When Helen Stoner first visits Sherlock Holmes, she describes sounds that she has been hearing in the night:
during the last few nights I have always, about three in the morning, heard a low, clear whistle. . . .
As I opened my door I seemed to hear a low whistle, such as my sister described, and a few moments later a clanging sound, as if a mass of metal had fallen.
Holmes mentally files away this information and will retrieve it when he is staying at Stoke Manor during his active investigation.
In the same initial interview, Helen Stoner tells Holmes that, because of some renovations to Stoke Manor,
I have had to move into the chamber in which my sister died, and to sleep in the very bed in which she slept.
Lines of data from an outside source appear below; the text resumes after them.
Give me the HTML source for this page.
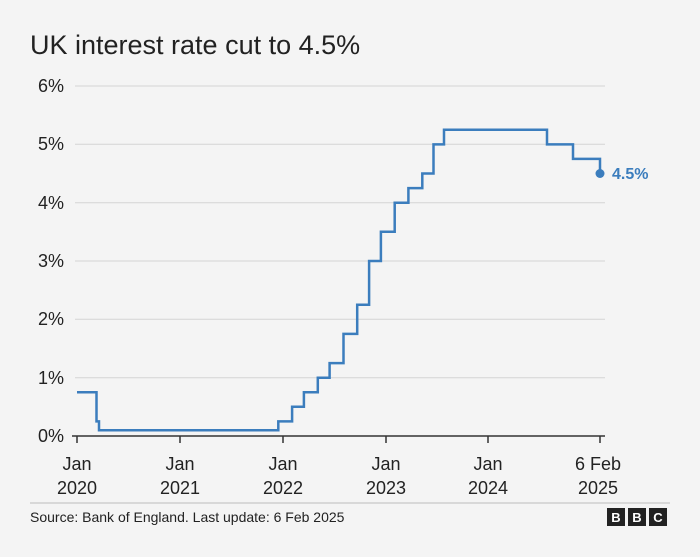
<!DOCTYPE html>
<html><head><meta charset="utf-8"><style>
body{margin:0;background:#f4f4f4;width:700px;height:552px;overflow:hidden;font-family:"Liberation Sans",sans-serif;}
</style></head><body>
<svg width="700" height="552" xmlns="http://www.w3.org/2000/svg" font-family="Liberation Sans, sans-serif">
<rect width="700" height="552" fill="#f4f4f4"/>
<text x="30" y="54" font-size="27" fill="#222">UK interest rate cut to 4.5%</text>
<g stroke="#d4d4d4" stroke-width="1">
<line x1="75" y1="86" x2="605" y2="86"/><line x1="75" y1="144.3" x2="605" y2="144.3"/>
<line x1="75" y1="202.7" x2="605" y2="202.7"/><line x1="75" y1="261" x2="605" y2="261"/>
<line x1="75" y1="319.3" x2="605" y2="319.3"/><line x1="75" y1="377.7" x2="605" y2="377.7"/>
</g>
<line x1="72" y1="436" x2="605" y2="436" stroke="#333" stroke-width="1.5"/>
<g stroke="#333" stroke-width="1.5">
<line x1="77" y1="436" x2="77" y2="443"/><line x1="180" y1="436" x2="180" y2="443"/>
<line x1="283" y1="436" x2="283" y2="443"/><line x1="386" y1="436" x2="386" y2="443"/>
<line x1="488" y1="436" x2="488" y2="443"/><line x1="600" y1="436" x2="600" y2="443"/>
</g>
<g font-size="18" fill="#222" text-anchor="end">
<text x="64" y="92">6%</text><text x="64" y="150">5%</text><text x="64" y="209">4%</text>
<text x="64" y="267">3%</text><text x="64" y="325">2%</text><text x="64" y="384">1%</text>
<text x="64" y="442">0%</text>
</g>
<g font-size="18" fill="#222" text-anchor="middle">
<text x="77" y="470">Jan</text><text x="77" y="494">2020</text>
<text x="180" y="470">Jan</text><text x="180" y="494">2021</text>
<text x="283" y="470">Jan</text><text x="283" y="494">2022</text>
<text x="386" y="470">Jan</text><text x="386" y="494">2023</text>
<text x="488" y="470">Jan</text><text x="488" y="494">2024</text>
<text x="598" y="470">6 Feb</text><text x="598" y="494">2025</text>
</g>
<polyline fill="none" stroke="#3b7dbd" stroke-width="2.5" stroke-linejoin="miter" points="77,392.3 96.5,392.3 96.5,421.4 99,421.4 99,430.2 278.3,430.2 278.3,421.4 292.1,421.4 292.1,406.8 303.9,406.8 303.9,392.3 317.8,392.3 317.8,377.7 329.6,377.7 329.6,363.1 343.5,363.1 343.5,333.9 357.2,333.9 357.2,304.8 369.1,304.8 369.1,261 380.9,261 380.9,231.8 394.7,231.8 394.7,202.7 408.4,202.7 408.4,188.1 422.3,188.1 422.3,173.5 433.5,173.5 433.5,144.4 444,144.4 444,129.8 547,129.8 547,144.4 573,144.4 573,158.9 600,158.9 600,173.5"/>
<circle cx="600" cy="173.5" r="4.5" fill="#3b7dbd"/>
<text x="612" y="179" font-size="16" font-weight="bold" fill="#3b7dbd">4.5%</text>
<line x1="30" y1="503" x2="670" y2="503" stroke="#bbb" stroke-width="1"/>
<text x="30" y="522" font-size="14" fill="#222">Source: Bank of England. Last update: 6 Feb 2025</text>
<g font-size="13" font-weight="bold" fill="#fff" text-anchor="middle">
<rect x="607" y="508" width="18" height="18" fill="#222"/><text x="616" y="522">B</text>
<rect x="628" y="508" width="18" height="18" fill="#222"/><text x="637" y="522">B</text>
<rect x="649" y="508" width="18" height="18" fill="#222"/><text x="658" y="522">C</text>
</g>
</svg>
</body></html>
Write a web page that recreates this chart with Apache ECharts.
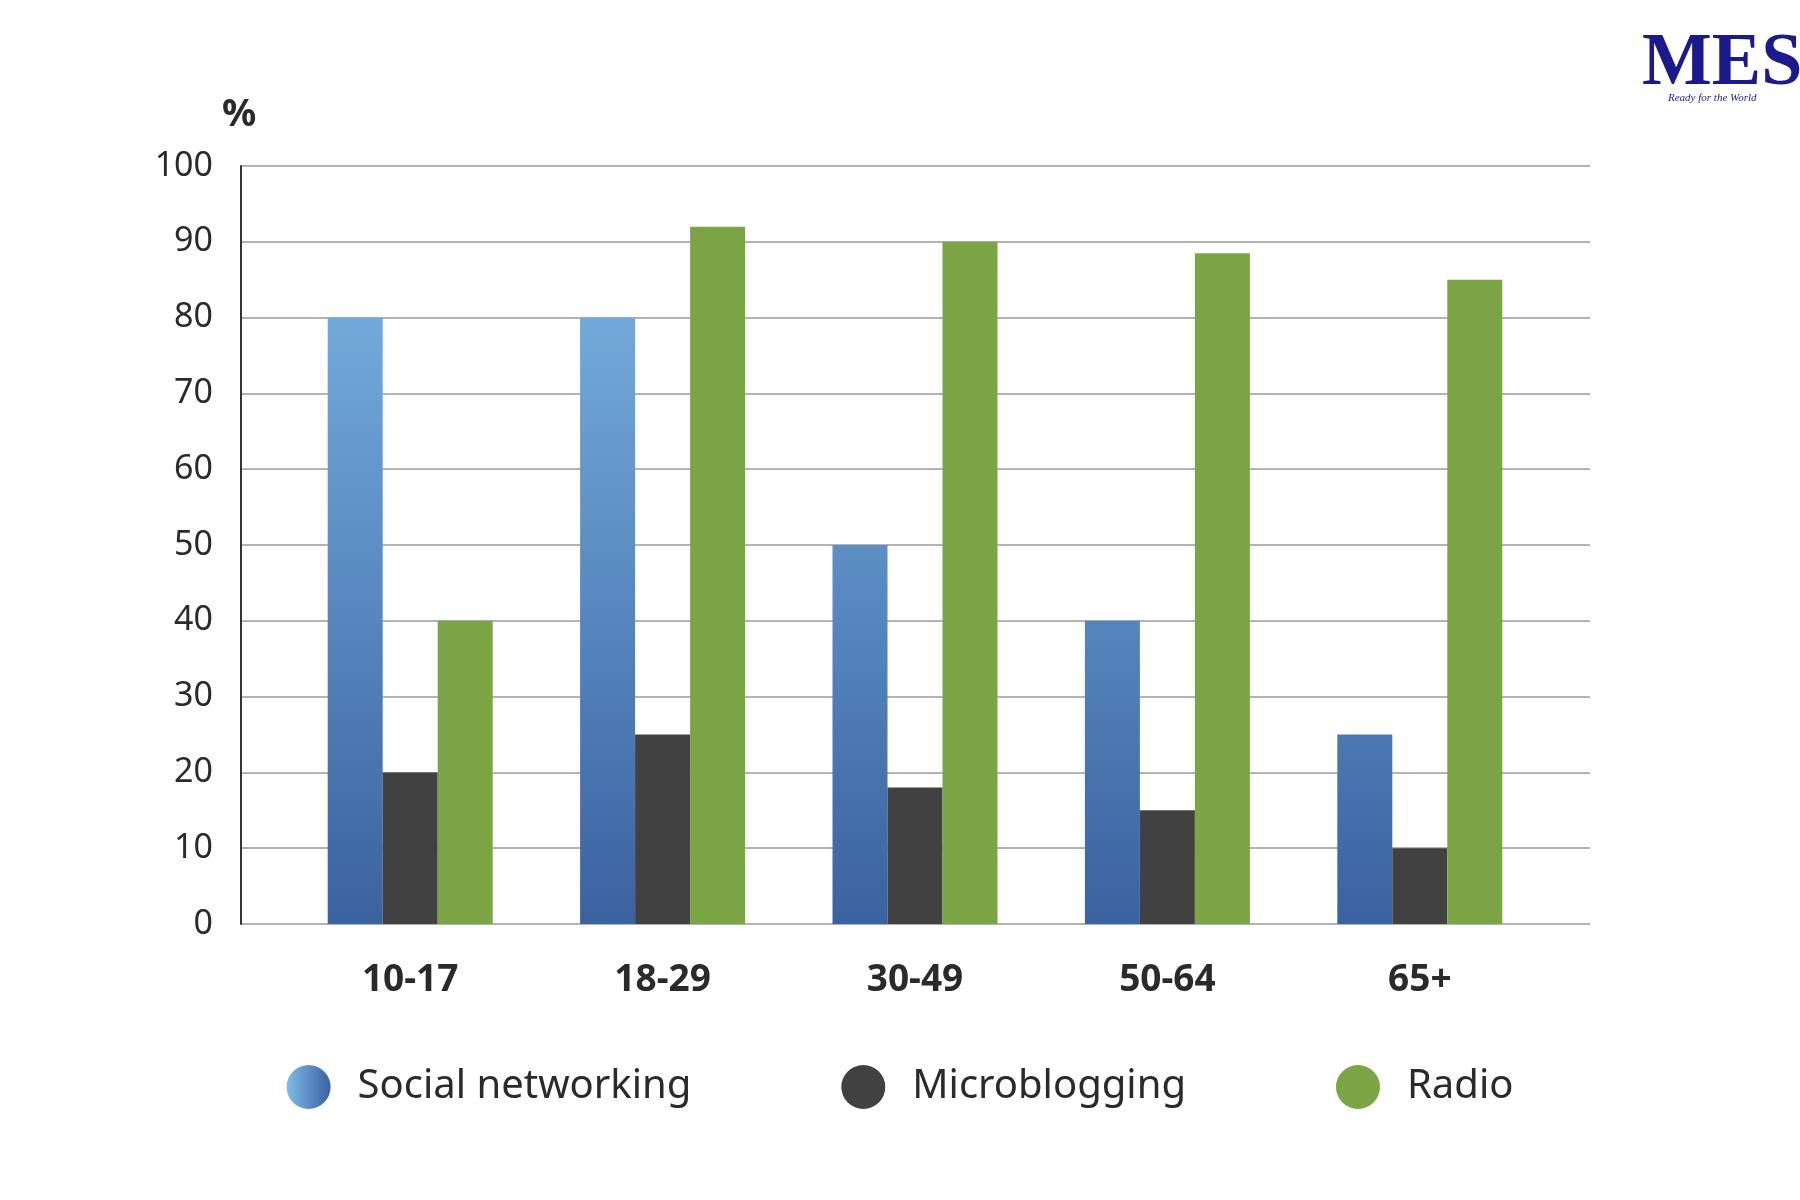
<!DOCTYPE html>
<html><head><meta charset="utf-8">
<script src="https://cdn.jsdelivr.net/npm/echarts@6/dist/echarts.min.js"></script>
<style>html,body{margin:0;background:#fff}#c{width:1800px;height:1200px}</style>
</head><body><div id="c"></div>
<script>
var ageGroups = ['10-17', '18-29', '30-49', '50-64', '65+'];
var socialNetworking = [80, 80, 50, 40, 25];
var microblogging = [20, 25, 18, 15, 10];
var radio = [40, 92, 90, 88.5, 85];

var font = 'Noto Sans';
var chart = echarts.init(document.getElementById('c'));
// gradient spans the whole plot height, as in the original
var snGrad = new echarts.graphic.LinearGradient(0, 166, 0, 924, [
  {offset: 0, color: '#80bbea'}, {offset: 1, color: '#3a629f'}
], true);
var legendGrad = new echarts.graphic.LinearGradient(0, 0, 1, 0, [
  {offset: 0, color: '#80bbea'}, {offset: 1, color: '#3a629f'}
]);

chart.setOption({
  animation: false,
  textStyle: {fontFamily: font},
  grid: [
    {left: 241, right: 210, top: 166, bottom: 276},
    {left: 284, right: 254, top: 166, bottom: 276}
  ],
  xAxis: [
    {gridIndex: 0, type: 'value', min: 0, max: 1, show: false},
    {gridIndex: 1, type: 'category', data: ageGroups,
      axisLine: {show: false}, axisTick: {show: false},
      axisLabel: {margin: 38, fontSize: 37, fontWeight: 'bold', color: '#2a2a2a', fontFamily: font}}
  ],
  yAxis: [
    {gridIndex: 0, type: 'value', min: 0, max: 100, interval: 10,
      axisLine: {show: true, lineStyle: {color: '#333', width: 2}},
      axisTick: {show: false},
      splitLine: {lineStyle: {color: '#9a9a9a', width: 1.5}},
      axisLabel: {margin: 28, fontSize: 34, color: '#2a2a2a', fontFamily: font, padding: [0, 0, 18, 0]}},
    {gridIndex: 1, type: 'value', min: 0, max: 100, show: false}
  ],
  legend: {
    bottom: 86, left: 'center', itemGap: 150, itemWidth: 44, itemHeight: 44,
    icon: 'circle',
    textStyle: {fontSize: 40, color: '#2a2a2a', padding: [0, 0, 0, 22], fontFamily: font},
    data: [
      {name: 'Social networking', itemStyle: {color: legendGrad}},
      {name: 'Microblogging'},
      {name: 'Radio'}
    ]
  },
  graphic: [
    {type: 'text', left: 222, top: 96, style: {text: '%', fontSize: 38, fontWeight: 'bold', fill: '#2a2a2a', fontFamily: font}},
    {type: 'text', left: 1642, top: 28, style: {text: 'MES', fontSize: 74, fontWeight: 'bold', fill: '#1a1a8c', fontFamily: 'Liberation Serif'}},
    {type: 'text', left: 1668, top: 93, style: {text: 'Ready for the World', fontSize: 11, fontStyle: 'italic', fill: '#1a1a8c', fontFamily: 'Liberation Serif'}}
  ],
  series: [
    {name: 'Social networking', type: 'bar', xAxisIndex: 1, yAxisIndex: 1, data: socialNetworking,
      barWidth: 55, barGap: '0%', itemStyle: {color: snGrad}},
    {name: 'Microblogging', type: 'bar', xAxisIndex: 1, yAxisIndex: 1, data: microblogging,
      barWidth: 55, barGap: '0%', itemStyle: {color: '#414141'}},
    {name: 'Radio', type: 'bar', xAxisIndex: 1, yAxisIndex: 1, data: radio,
      barWidth: 55, barGap: '0%', itemStyle: {color: '#7ba445'}}
  ]
});
</script></body></html>
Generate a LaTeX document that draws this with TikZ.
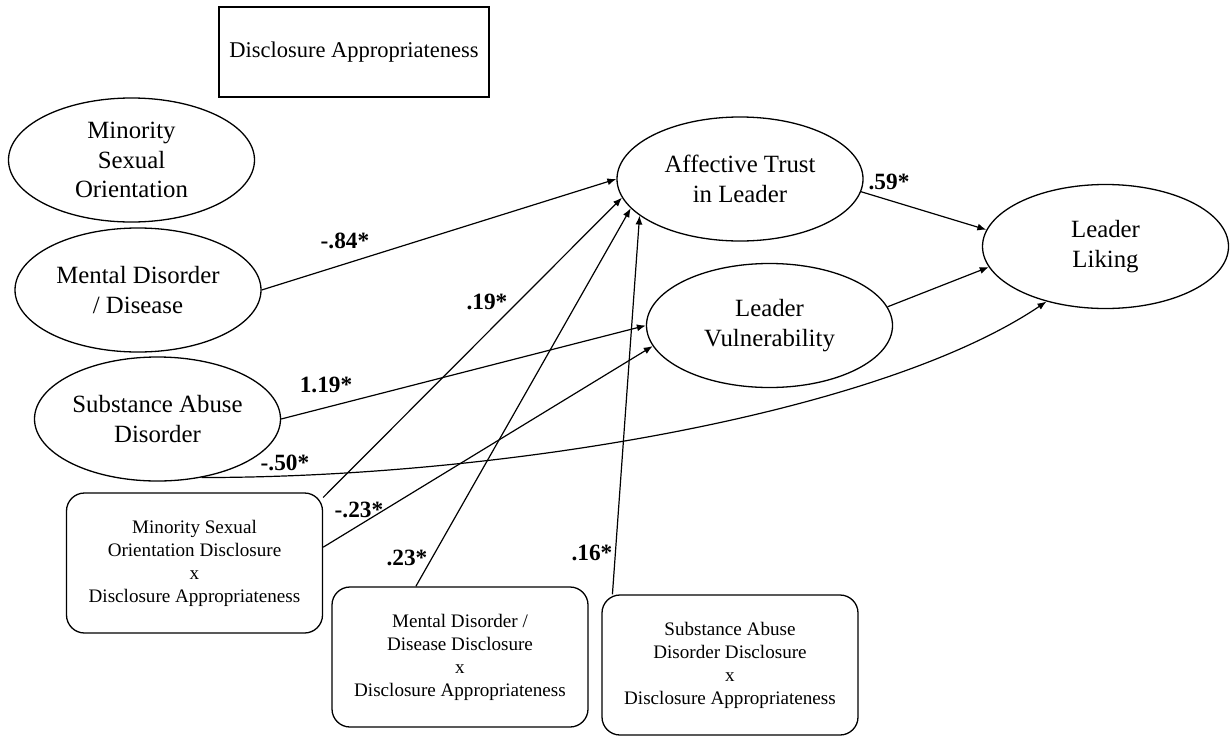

These are two clues that Holmes uses to determine that the death of Miss Stoner's sister was a murder. Holmes also deduces that these strange occurrences figure prominently in the imminent threat to Miss Stoner's life. The sounds are significant, as is the location of her new bedchamber, and Holmes recognizes that right away. He has only to determine the particulars.
When he arrives at Stoke Manor and begins inspecting Helen Stoner's quarters, he notices the nonfunctioning bell pull. He observes
that it is fastened to a hook just above where the little opening for the ventilator is.
He easily sees that it is used to create an opening in the room—an opening large enough for the snake to enter.